Para aquellos que viven la pesadilla actual, exhibir una empatía universalista parece un fracaso. Por un lado, no se puede esperar que un pueblo que vive con la memoria ancestral del Holocausto sienta otra cosa que temor después de las atrocidades de Hamas el 7 de octubre. Buscar venganza, o al menos restablecer la disuasión con una respuesta militar abrumadora, es demasiado humano. Por otro lado, no se puede esperar que un pueblo que es descendiente de refugiados expulsados del Mandato de Palestina en 1948, y que ahora ha estado bajo bombardeos continuos durante semanas, se identifique con ningún dolor o furia que no sea el suyo propio.
Si hay una lección en todo esto, es no desechar la intuición moral que sustenta los derechos humanos. Mira de cerca y encontrarás que la compasión y la empatía son tan resistentes como la crueldad y la venganza, incluso entre aquellos atrapados en el caldero de la guerra. Verán a los universalistas morales israelíes y palestinos todavía comprometidos con la paz con justicia. Ellos son los que reivindican el sentimiento que subyace a la Declaración Universal.

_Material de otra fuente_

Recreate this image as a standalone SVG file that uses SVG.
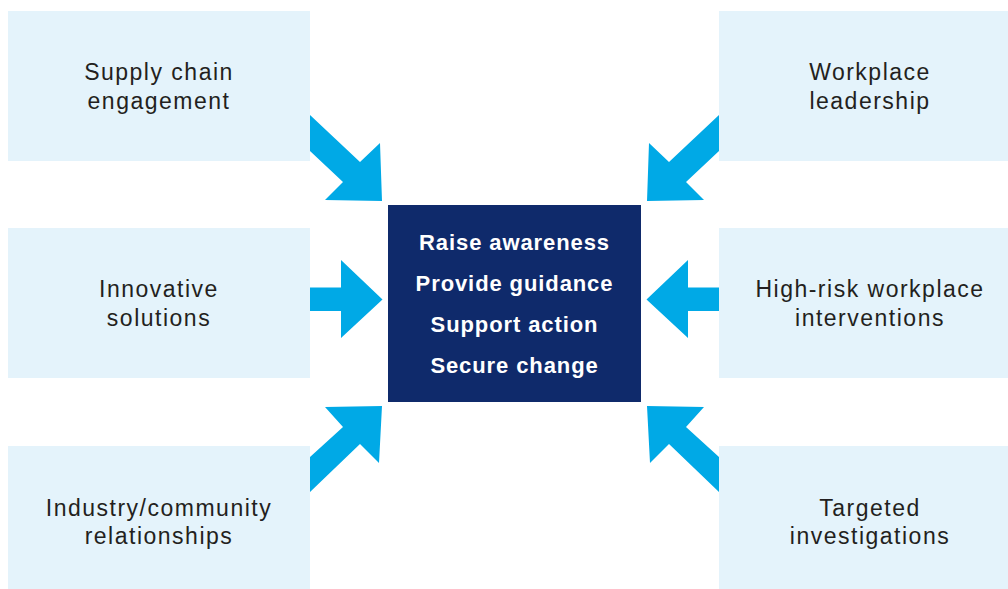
<svg xmlns="http://www.w3.org/2000/svg" width="1008" height="589" viewBox="0 0 1008 589">
  <style>
    .box { fill: #e4f3fb; }
    .core { fill: #0f2a6b; }
    .arrow { fill: #00a9e6; }
    .label { font-family: "Liberation Sans", Arial, sans-serif; font-size: 23px; letter-spacing: 1.5px; fill: #231f20; text-anchor: middle; }
    .core-label { font-family: "Liberation Sans", Arial, sans-serif; font-size: 22px; font-weight: bold; letter-spacing: 0.9px; fill: #ffffff; text-anchor: middle; }
  </style>
  <rect width="1008" height="589" fill="#ffffff"/>

  <!-- arrows pointing into the central box -->
  <g id="connectors">
    <polygon class="arrow" points="310,115 360,162 380,143 382,201 325,200 343,182 310,151"/>
    <polygon class="arrow" points="310,287.5 341,287.5 341,260 382.5,299.5 341,338 341,311 310,311"/>
    <polygon class="arrow" points="310,457 343,427 325,407 382,406 379,463 360,444 310,492"/>
    <polygon class="arrow" points="719,115 669,162 649,143 647,201 704,200 686,182 719,151"/>
    <polygon class="arrow" points="719,287.5 688,287.5 688,260 646.5,299.5 688,338 688,311 719,311"/>
    <polygon class="arrow" points="719,457 686,427 704,407 647,406 650,463 669,444 719,492"/>
  </g>

  <g id="supply-chain">
    <rect class="box" x="8" y="11" width="302" height="150"/>
    <text class="label" x="159" y="80">Supply chain</text>
    <text class="label" x="159" y="108.5">engagement</text>
  </g>

  <g id="innovative-solutions">
    <rect class="box" x="8" y="228" width="302" height="150"/>
    <text class="label" x="159" y="297">Innovative</text>
    <text class="label" x="159" y="325.5">solutions</text>
  </g>

  <g id="industry-community">
    <rect class="box" x="8" y="446" width="302" height="150"/>
    <text class="label" x="159" y="515.5">Industry/community</text>
    <text class="label" x="159" y="544">relationships</text>
  </g>

  <g id="workplace-leadership">
    <rect class="box" x="719" y="11" width="302" height="150"/>
    <text class="label" x="870" y="80">Workplace</text>
    <text class="label" x="870" y="108.5">leadership</text>
  </g>

  <g id="high-risk">
    <rect class="box" x="719" y="228" width="302" height="150"/>
    <text class="label" x="870" y="297">High-risk workplace</text>
    <text class="label" x="870" y="325.5">interventions</text>
  </g>

  <g id="targeted-investigations">
    <rect class="box" x="719" y="446" width="302" height="150"/>
    <text class="label" x="870" y="515.5">Targeted</text>
    <text class="label" x="870" y="544">investigations</text>
  </g>

  <g id="core">
    <rect class="core" x="388" y="205" width="253" height="197"/>
    <text class="core-label" x="514.5" y="250">Raise awareness</text>
    <text class="core-label" x="514.5" y="291">Provide guidance</text>
    <text class="core-label" x="514.5" y="332">Support action</text>
    <text class="core-label" x="514.5" y="373">Secure change</text>
  </g>
</svg>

Un rasgo notable de este conflicto catastrófico, que se remonta a 1948, es que nunca ha faltado el universalismo moral en ninguno de los dos bandos. El verdadero problema no es la ausencia de empatía o compasión entre los atrapados en el conflicto (aunque los acontecimientos recientes ciertamente han minado estos recursos morales). Más bien, es la presencia de saboteadores malignos y asesinos en ambos lados. El destino de dos líderes que hicieron la paz: el israelí Yitzhak Rabin, asesinado por un extremista judío; y Anwar el-Sadat de Egipto, asesinado por fanáticos islamistas, ha sido un poderoso elemento disuasorio incluso para aquellos que saben que la paz es el único camino viable para su pueblo.
A menos que admitamos que la visión compartida de Rabin y Sadat murió con ellos, el mandato moral de la Declaración Universal sigue siendo válido en su insistencia en que todos los seres humanos sufren por igual. La paz todavía puede lograrse a través del reconocimiento mutuo del dolor y la pérdida, pero no hasta que los saboteadores de ambos lados –los colonos que arrasan Cisjordania y conducen al gobierno de Benjamín Netanyahu hacia la anexión y la expropiación, y los militantes yihadistas que no quieren nada más que destruir Israel– sean derrotados.

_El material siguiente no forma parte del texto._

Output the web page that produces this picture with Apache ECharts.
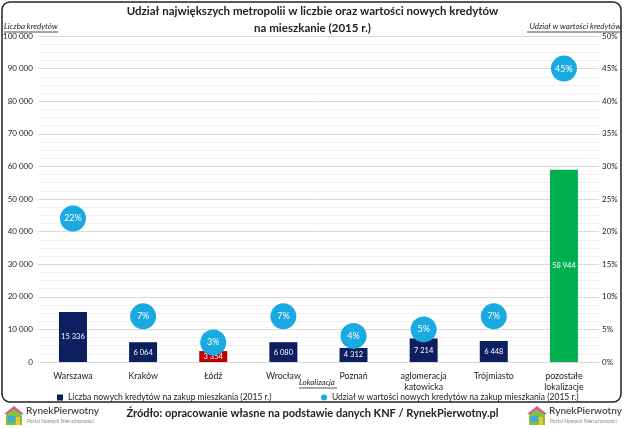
<!DOCTYPE html>
<html>
<head>
<meta charset="utf-8">
<script src="https://cdn.jsdelivr.net/npm/echarts@6/dist/echarts.min.js"></script>
<style>html,body{margin:0;padding:0;background:#fff;}#c{width:625px;height:428px;}</style>
</head>
<body>
<div id="c"></div>
<script>
var categories = ['Warszawa', 'Kraków', 'Łódź', 'Wrocław', 'Poznań', 'aglomeracja\nkatowicka', 'Trójmiasto', 'pozostałe\nlokalizacje'];
var loanCounts = [15336, 6064, 3354, 6080, 4312, 7214, 6448, 58944];
var valueShares = [0.22, 0.07, 0.03, 0.07, 0.04, 0.05, 0.07, 0.45];
var barSeriesName = 'Liczba nowych kredytów na zakup mieszkania (2015 r.)';
var shareSeriesName = 'Udział w wartości nowych kredytów na zakup mieszkania (2015 r.)';
var titleText = 'Udział największych metropolii w liczbie oraz wartości nowych kredytów\nna mieszkanie (2015 r.)';
var sourceText = 'Źródło: opracowanie własne na podstawie danych KNF / RynekPierwotny.pl';

var NAVY = '#0c1f5e', RED = '#c00000', GREEN = '#00b050', BLUE = '#1aaae2';
var barColors = [NAVY, NAVY, RED, NAVY, NAVY, NAVY, NAVY, GREEN];
var FONT = 'Lato';

function fmtNum(v) { return String(Math.round(v)).replace(/\B(?=(\d{3})+(?!\d))/g, ' '); }

function logo(x, y) {
  return {
    type: 'group', left: x, top: y,
    children: [
      { type: 'polygon', shape: { points: [[2, 9], [10, 3], [18, 9], [18, 20], [2, 20]] }, style: { fill: '#7fc241' } },
      { type: 'polygon', shape: { points: [[0, 9], [10, 1], [20, 9], [17, 9], [10, 4], [3, 9]] }, style: { fill: '#e0529c' } },
      { type: 'rect', shape: { x: 4, y: 11, width: 7, height: 6 }, style: { fill: '#3fa9e0' } },
      { type: 'rect', shape: { x: 12, y: 12, width: 4, height: 8 }, style: { fill: '#f3c623' } },
      { type: 'text', left: 22, top: 1, style: { text: 'RynekPierwotny', font: '600 10px ' + FONT, fill: '#444' } },
      { type: 'text', left: 23, top: 14, style: { text: 'Portal Nowych Nieruchomości', font: '5px ' + FONT, fill: '#888' } }
    ]
  };
}

var chart = echarts.init(document.getElementById('c'), null, { renderer: 'canvas' });
chart.setOption({
  animation: false,
  backgroundColor: '#fff',
  textStyle: { fontFamily: FONT },
  title: {
    text: titleText, left: 'center', top: 0, padding: [3, 5],
    textStyle: { fontFamily: FONT, fontSize: 11.5, fontWeight: 'bold', color: '#222', lineHeight: 17, align: 'center' }
  },
  grid: { left: 37, right: 26, top: 36, bottom: 66 },
  legend: [
    { data: [{ name: barSeriesName, icon: 'rect' }], left: 52, top: 388, itemWidth: 6, itemHeight: 6, itemGap: 3,
      textStyle: { fontFamily: FONT, fontSize: 8.5, color: '#222' } },
    { data: [{ name: shareSeriesName, icon: 'circle' }], left: 316, top: 388, itemWidth: 6, itemHeight: 6, itemGap: 3,
      textStyle: { fontFamily: FONT, fontSize: 8.5, color: '#222' } }
  ],
  xAxis: {
    type: 'category', data: categories,
    axisLine: { show: true, lineStyle: { color: '#d9d9d9' } },
    axisTick: { show: false },
    axisLabel: { interval: 0, fontFamily: FONT, fontSize: 8.8, color: '#222', lineHeight: 11.5, margin: 8 }
  },
  yAxis: [
    { type: 'value', min: 0, max: 100000, interval: 10000,
      axisLine: { show: false }, axisTick: { show: false },
      axisLabel: { fontFamily: FONT, fontSize: 8, color: '#222', margin: 5, formatter: fmtNum },
      splitLine: { lineStyle: { color: '#d9d9d9', width: 1 } },
      minorTick: { show: false, splitNumber: 4 },
      minorSplitLine: { show: true, lineStyle: { color: '#efefef', width: 1 } }
    },
    { type: 'value', min: 0, max: 0.5, interval: 0.05,
      axisLine: { show: false }, axisTick: { show: false },
      axisLabel: { fontFamily: FONT, fontSize: 8, color: '#222', margin: 3, formatter: function (v) { return Math.round(v * 100) + '%'; } },
      splitLine: { show: false }
    }
  ],
  series: [
    { name: barSeriesName, type: 'bar', barWidth: 28, yAxisIndex: 0,
      itemStyle: { color: NAVY },
      data: loanCounts.map(function (v, i) { return { value: v, itemStyle: { color: barColors[i] } }; }),
      label: { show: true, position: 'inside', color: '#fff', fontFamily: FONT, fontSize: 7.5,
        formatter: function (p) { return fmtNum(p.value); } }
    },
    { name: shareSeriesName, type: 'scatter', yAxisIndex: 1, symbol: 'circle', symbolSize: 26, z: 5,
      itemStyle: { color: BLUE, opacity: 1 },
      data: valueShares,
      label: { show: true, position: 'inside', color: '#fff', fontFamily: FONT, fontSize: 9,
        formatter: function (p) { return Math.round(p.value * 100) + '%'; } }
    }
  ],
  graphic: [
    { type: 'rect', z: -1, shape: { x: 2, y: 2, width: 619, height: 400, r: 8 }, style: { fill: 'none', stroke: '#222', lineWidth: 1.5 } },
    { type: 'text', left: 4, top: 22, style: { text: 'Liczba kredytów', font: 'italic 8px ' + FONT, fill: '#222' } },
    { type: 'line', shape: { x1: 4, y1: 32, x2: 58, y2: 32 }, style: { stroke: '#222', lineWidth: 0.8 } },
    { type: 'text', right: 4, top: 22, style: { text: 'Udział w wartości kredytów', font: 'italic 8px ' + FONT, fill: '#222' } },
    { type: 'line', shape: { x1: 527, y1: 32, x2: 620, y2: 32 }, style: { stroke: '#222', lineWidth: 0.8 } },
    { type: 'text', left: 299, top: 378, style: { text: 'Lokalizacja', font: 'italic 8px ' + FONT, fill: '#222' } },
    { type: 'line', shape: { x1: 299, y1: 388, x2: 337, y2: 388 }, style: { stroke: '#222', lineWidth: 0.8 } },
    { type: 'text', left: 'center', top: 408, style: { text: sourceText, font: 'bold 11px ' + FONT, fill: '#222' } },
    logo(4, 406),
    logo(527, 406)
  ]
});
</script>
</body>
</html>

Por sí mismo, el universalismo moral nos compromete simplemente a reconocer la humanidad de los demás y la realidad de su sufrimiento. La Declaración Universal nos dice que debemos respetar los derechos de los demás y asegurarnos de que no sean violados. Pero no nos dice cómo. Para eso, debemos dedicarnos a la política, donde se imponen decisiones difíciles.